- **YOUR TASK**:
Give again, exactly as written, the lines of the records below from the line with "Reproduce this chart with matplotlib." to the line with "1.4, 0.85, 0.05]". Both end lines count; pictures do not.

Records with drawing code
=-=-=-=-=

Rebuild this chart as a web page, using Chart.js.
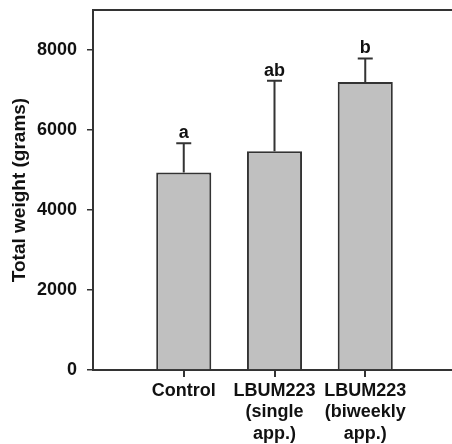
<!DOCTYPE html>
<html>
<head>
<meta charset="utf-8">
<script src="https://cdn.jsdelivr.net/npm/chart.js@4"></script>
<style>
  html, body { margin: 0; padding: 0; background: #fff; overflow: hidden; }
  #wrap { width: 466px; height: 444px; }
</style>
</head>
<body>
<div id="wrap"><canvas id="chart"></canvas></div>
<script>
// data
const categories = [["Control"], ["LBUM223", "(single", "app.)"], ["LBUM223", "(biweekly", "app.)"]];
const meanWeight = [4940, 5470, 7200];
const errorUp = [730, 1760, 590];
const letters = ["a", "ab", "b"];
const yTicks = [0, 2000, 4000, 6000, 8000];

const ink = "#333333";
const font = "'Liberation Sans', Arial, sans-serif";

// pad one empty slot each side so bars sit where the original ones do
const labels = [""].concat(categories, [""]);
const values = [null].concat(meanWeight, [null]);

// error bars, significance letters and category tick marks
const errorBars = {
  id: "errorBars",
  afterDatasetsDraw(chart) {
    const ctx = chart.ctx;
    const y = chart.scales.y;
    const bars = chart.getDatasetMeta(0).data;
    ctx.save();
    ctx.strokeStyle = ink;
    ctx.lineWidth = 2;
    ctx.fillStyle = "#111";
    ctx.font = "bold 18px " + font;
    ctx.textAlign = "center";
    ctx.textBaseline = "alphabetic";
    meanWeight.forEach((m, i) => {
      const bar = bars[i + 1];
      const top = y.getPixelForValue(m + errorUp[i]);
      ctx.beginPath();
      ctx.moveTo(bar.x, bar.y);
      ctx.lineTo(bar.x, top);
      ctx.moveTo(bar.x - 7.5, top);
      ctx.lineTo(bar.x + 7.5, top);
      ctx.stroke();
      ctx.fillText(letters[i], bar.x, top - 5);
    });
    ctx.restore();
  },
  afterDraw(chart) {
    const a = chart.chartArea;
    const ctx = chart.ctx;
    const bars = chart.getDatasetMeta(0).data;
    ctx.save();
    ctx.strokeStyle = ink;
    ctx.lineWidth = 2;
    // frame: top line (right side falls outside the window)
    ctx.beginPath();
    ctx.moveTo(a.left, a.top);
    ctx.lineTo(a.right, a.top);
    ctx.lineTo(a.right, a.bottom);
    ctx.stroke();
    // category tick marks below the axis
    ctx.fillStyle = ink;
    meanWeight.forEach((m, i) => {
      const bx = bars[i + 1].x;
      ctx.fillRect(Math.round(bx) - 1, a.bottom, 2, 7);
    });
    ctx.restore();
  }
};

new Chart(document.getElementById("chart"), {
  type: "bar",
  data: {
    labels: labels,
    datasets: [{
      data: values,
      backgroundColor: "#c0c0c0",
      borderColor: ink,
      borderWidth: 2,
      barPercentage: 0.607,
      categoryPercentage: 1
    }]
  },
  options: {
    responsive: true,
    maintainAspectRatio: false,
    animation: false,
    layout: { padding: { top: 10, right: 10, left: 0, bottom: 0 } },
    plugins: { legend: { display: false }, tooltip: { enabled: false } },
    scales: {
      x: {
        offset: false,
        border: { color: ink, width: 2 },
        grid: { display: false, tickLength: 6 },
        ticks: {
          autoSkip: false,
          maxRotation: 0,
          padding: 4,
          color: "#111",
          font: { family: font, size: 18, weight: "bold", lineHeight: 1.2 }
        },
        afterFit: (s) => { s.height = 74; s.paddingLeft = 0; s.paddingRight = 0; }
      },
      y: {
        min: 0,
        max: 9000,
        border: { color: ink, width: 2 },
        grid: { drawOnChartArea: false, tickLength: 6, lineWidth: 1.5, tickColor: ink },
        ticks: {
          stepSize: 2000,
          padding: 10,
          color: "#111",
          font: { family: font, size: 18, weight: "bold" },
          callback: (v) => String(v)
        },
        afterBuildTicks: (s) => { s.ticks = yTicks.map((v) => ({ value: v })); },
        title: {
          display: true,
          text: "Total weight (grams)",
          color: "#111",
          padding: { top: 8, bottom: 0 },
          font: { family: font, size: 19, weight: "bold" }
        },
        afterFit: (s) => { s.width = 93; s.paddingTop = 0; s.paddingBottom = 0; }
      }
    }
  },
  plugins: [errorBars]
});
</script>
</body>
</html>
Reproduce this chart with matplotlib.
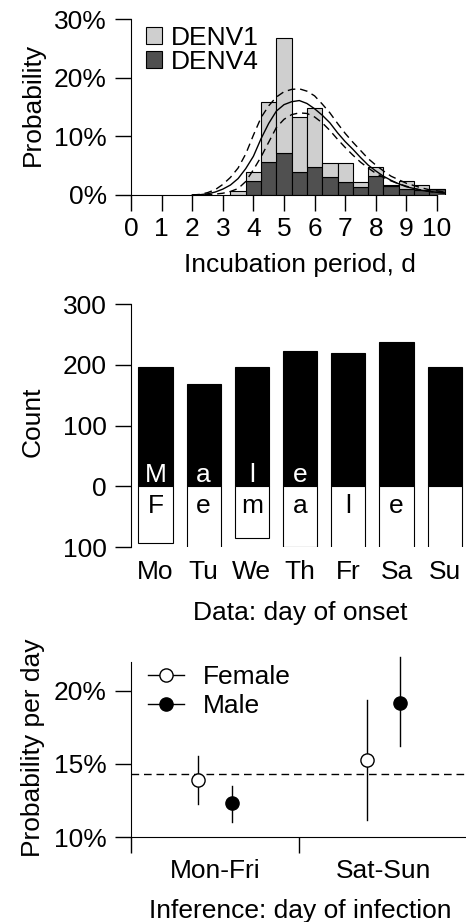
import matplotlib
matplotlib.use("Agg")
import matplotlib.pyplot as plt
import numpy as np
from matplotlib.patches import Patch
from matplotlib.lines import Line2D

plt.rcParams['font.family'] = ['Liberation Sans', 'DejaVu Sans']
FS = 19
plt.rcParams['font.size'] = FS

# --- panel 1: incubation period histogram (stacked, % of cases) ---
bin_centers = [3.5, 4.0, 4.5, 5.0, 5.5, 6.0, 6.5, 7.0, 7.5, 8.0, 8.5, 9.0, 9.5, 10.0]
denv4 = [0.0, 2.4, 5.7, 7.1, 4.0, 4.8, 3.1, 2.3, 1.4, 3.2, 1.6, 1.0, 0.85, 1.0]
denv1 = [0.7, 1.6, 10.1, 19.6, 9.3, 10.1, 2.4, 3.2, 0.9, 1.5, 0.15, 1.4, 0.85, 0.05]

# fitted curve (solid) and its bounds (dashed)
curve_x = [2.0, 2.25, 2.5, 2.75, 3.0, 3.25, 3.5, 3.75, 4.0, 4.25, 4.5, 4.75, 5.0, 5.25,
           5.5, 5.75, 6.0, 6.25, 6.5, 6.75, 7.0, 7.25, 7.5, 7.75, 8.0, 8.25, 8.5, 8.75,
           9.0, 9.25, 9.5, 9.75, 10.0, 10.25]
fit_mid = [0, 0.05, 0.2, 0.5, 1.0, 1.7, 2.8, 4.5, 6.6, 9.6, 12.2, 14.3, 15.4, 15.9,
           16.1, 15.6, 14.7, 13.6, 12.3, 10.6, 9.1, 7.8, 6.4, 5.1, 4.1, 3.2, 2.5, 1.9,
           1.4, 1.1, 0.8, 0.6, 0.45, 0.35]
fit_hi = [0, 0.1, 0.4, 0.9, 1.8, 3.0, 4.6, 7.0, 10.2, 13.2, 15.2, 16.7, 17.6, 18.0,
          18.1, 17.7, 16.9, 15.5, 14.0, 12.2, 10.5, 9.0, 7.6, 6.2, 5.1, 4.1, 3.2, 2.6,
          2.0, 1.6, 1.2, 0.9, 0.7, 0.5]
fit_lo = [0, 0, 0.05, 0.15, 0.3, 0.6, 1.1, 2.3, 4.3, 6.5, 9.0, 11.5, 12.9, 13.7,
          14.0, 13.9, 13.3, 12.3, 11.0, 9.5, 8.1, 6.8, 5.6, 4.6, 3.7, 3.0, 2.4, 1.9,
          1.5, 1.1, 0.85, 0.6, 0.45, 0.3]

# --- panel 2: counts by day of onset ---
days = ['Mo', 'Tu', 'We', 'Th', 'Fr', 'Sa', 'Su']
male_counts = [196, 169, 197, 223, 219, 237, 196]
female_counts = [93, 108, 85, 99, 102, 107, 103]
male_letters = ['M', 'a', 'l', 'e', '', '', '']
female_letters = ['F', 'e', 'm', 'a', 'l', 'e', '']

# --- panel 3: inferred day of infection ---
groups = ['Mon-Fri', 'Sat-Sun']
female_p = [13.9, 15.24]
female_lo = [12.23, 11.16]
female_hi = [15.53, 19.36]
male_p = [12.3, 19.2]
male_lo = [11.05, 16.23]
male_hi = [13.48, 22.3]
uniform_p = 100 / 7

W, H = 466, 922
fig = plt.figure(figsize=(W / 100, H / 100), dpi=100)


def frac(left, top, right, bottom):
    return [left / W, 1 - bottom / H, (right - left) / W, (bottom - top) / H]


def ftext(x, y, s, **kw):
    # place text at pixel coordinates (origin top-left)
    fig.text(x / W, 1 - y / H, s, **kw)


def ylab(x, y, s):
    fig.text(x / W, 1 - y / H, s, rotation=90, rotation_mode='anchor',
             ha='center', va='baseline')


tick_kw = dict(direction='out', length=11.5, width=1.0)
dash = (0, (5.5, 3.5))

# ===== top panel =====
ax1 = fig.add_axes(frac(131, 19, 131 + 10.5 * 30.6, 195))
ax1.bar(bin_centers, denv4, width=0.5, color='#505050', edgecolor='black', lw=0.8)
ax1.bar(bin_centers, denv1, width=0.5, bottom=denv4, color='#cfcfcf',
        edgecolor='black', lw=0.8)
ax1.plot(curve_x, fit_mid, color='black', lw=1.0)
ax1.plot(curve_x, fit_hi, color='black', lw=1.0, ls=dash)
ax1.plot(curve_x, fit_lo, color='black', lw=1.0, ls=dash)
ax1.set_xlim(0, 10.5)
ax1.set_ylim(0, 30)
for s in ['top', 'right']:
    ax1.spines[s].set_visible(False)
ax1.spines['left'].set_bounds(0, 30)
ax1.spines['bottom'].set_bounds(0, 10)
ax1.set_xticks(range(11))
ax1.set_yticks([0, 10, 20, 30])
ax1.set_yticklabels(['0%', '10%', '20%', '30%'])
ax1.tick_params(**tick_kw)
ax1.tick_params(axis='x', pad=4.7)
ax1.tick_params(axis='y', pad=5.8)
ftext(300, 272, 'Incubation period, d', ha='center', va='baseline')
ylab(40, 104, 'Probability')
ax1.legend(handles=[Patch(facecolor='#cfcfcf', edgecolor='black', lw=0.8, label='DENV1'),
                    Patch(facecolor='#505050', edgecolor='black', lw=0.8, label='DENV4')],
           loc='upper left', bbox_to_anchor=(146 / W, 1 - 26 / H),
           bbox_transform=fig.transFigure, frameon=False, borderpad=0,
           handlelength=0.6, handleheight=0.6, handletextpad=0.36, labelspacing=0.0,
           borderaxespad=0, fontsize=FS)

# ===== middle panel =====
xpos = np.arange(len(days))
ax2 = fig.add_axes(frac(131, 304, 131 + 6.908 * 48.2, 547.3))
ax2.bar(xpos, male_counts, width=0.71, color='black', edgecolor='black', lw=0.8)
ax2.bar(xpos, [-v for v in female_counts], width=0.71, color='white',
        edgecolor='black', lw=0.8)
for x, m, f in zip(xpos, male_letters, female_letters):
    ax2.text(x, 8, m, color='white', ha='center', va='baseline')
    ax2.text(x, -44, f, color='black', ha='center', va='baseline')
ax2.set_xlim(-0.508, 6.4)
ax2.set_ylim(-100, 300)
for s in ['top', 'right', 'bottom']:
    ax2.spines[s].set_visible(False)
ax2.spines['left'].set_bounds(-100, 300)
ax2.set_yticks([-100, 0, 100, 200, 300])
ax2.set_yticklabels(['100', '0', '100', '200', '300'])
ax2.set_xticks(xpos)
ax2.set_xticklabels(days)
ax2.tick_params(axis='y', pad=5.8, **tick_kw)
ax2.tick_params(axis='x', length=0, pad=9.5)
ftext(300, 620, 'Data: day of onset', ha='center', va='baseline')
ylab(40, 422, 'Count')

# ===== bottom panel =====
ax3 = fig.add_axes(frac(131, 661.7, 131 + 2 * 168.3, 837))
ax3.axhline(uniform_p, color='black', lw=1.0, ls=dash)
off = 0.1
for i in range(len(groups)):
    ax3.plot([i + 0.5 - off] * 2, [female_lo[i], female_hi[i]], color='black', lw=1.0)
    ax3.plot([i + 0.5 + off] * 2, [male_lo[i], male_hi[i]], color='black', lw=1.0,
             clip_on=False)
ax3.plot([g + 0.5 - off for g in range(len(groups))], female_p, 'o', ms=9.5,
         mfc='white', mec='black', mew=1.0, clip_on=False, zorder=5)
ax3.plot([g + 0.5 + off for g in range(len(groups))], male_p, 'o', ms=9.5,
         mfc='black', mec='black', mew=1.0, clip_on=False, zorder=5)
ax3.set_xlim(0, 2)
ax3.set_ylim(10, 22)
for s in ['top', 'right']:
    ax3.spines[s].set_visible(False)
ax3.spines['left'].set_bounds(10, 22)
ax3.set_yticks([10, 15, 20])
ax3.set_yticklabels(['10%', '15%', '20%'])
ax3.set_xticks([0, 1, 2])
ax3.set_xticklabels([])
ax3.set_xticks([0.5, 1.5], minor=True)
ax3.set_xticklabels(groups, minor=True)
ax3.tick_params(axis='both', which='major', **tick_kw)
ax3.tick_params(axis='y', pad=5.8)
ax3.tick_params(axis='x', which='minor', length=0, pad=15.5)
ftext(300, 918, 'Inference: day of infection', ha='center', va='baseline')
ylab(40, 748, 'Probability per day')
ax3.legend(handles=[Line2D([], [], color='black', lw=1.0, marker='o', ms=9.5,
                           mfc='white', mec='black', label='Female'),
                    Line2D([], [], color='black', lw=1.0, marker='o', ms=9.5,
                           mfc='black', mec='black', label='Male')],
           loc='upper left', bbox_to_anchor=(148 / W, 1 - 665 / H),
           bbox_transform=fig.transFigure, frameon=False, borderpad=0,
           handlelength=1.36, handletextpad=0.72, labelspacing=0.2,
           borderaxespad=0, fontsize=FS)

fig.savefig('out.png', dpi=100)
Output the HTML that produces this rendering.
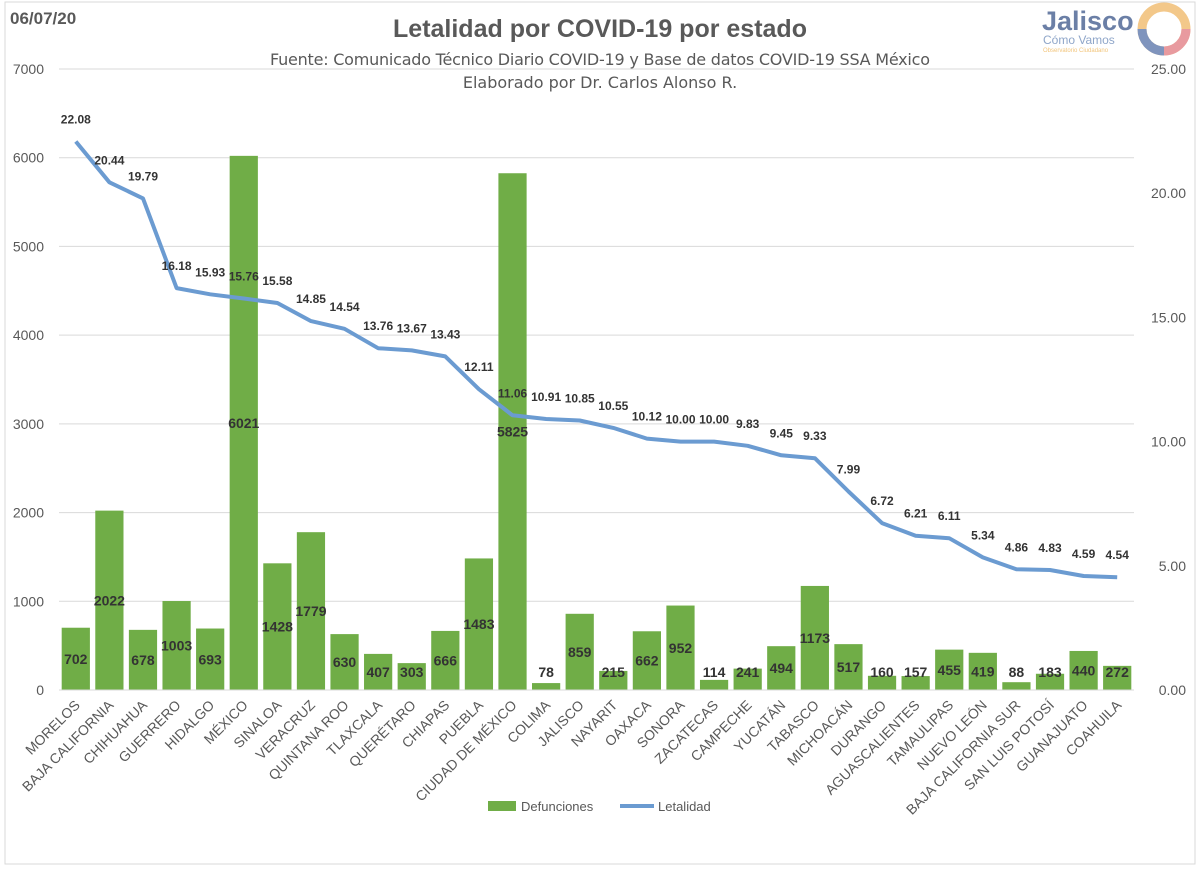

=-=-=-=-=

- **ANSWER FOR THE TASK**:
Reproduce this chart with matplotlib.
import matplotlib
matplotlib.use("Agg")
import matplotlib.pyplot as plt
import numpy as np
from matplotlib.patches import Patch
from matplotlib.lines import Line2D

plt.rcParams['font.family'] = ['Liberation Sans', 'DejaVu Sans']
FS = 19
plt.rcParams['font.size'] = FS

# --- panel 1: incubation period histogram (stacked, % of cases) ---
bin_centers = [3.5, 4.0, 4.5, 5.0, 5.5, 6.0, 6.5, 7.0, 7.5, 8.0, 8.5, 9.0, 9.5, 10.0]
denv4 = [0.0, 2.4, 5.7, 7.1, 4.0, 4.8, 3.1, 2.3, 1.4, 3.2, 1.6, 1.0, 0.85, 1.0]
denv1 = [0.7, 1.6, 10.1, 19.6, 9.3, 10.1, 2.4, 3.2, 0.9, 1.5, 0.15, 1.4, 0.85, 0.05]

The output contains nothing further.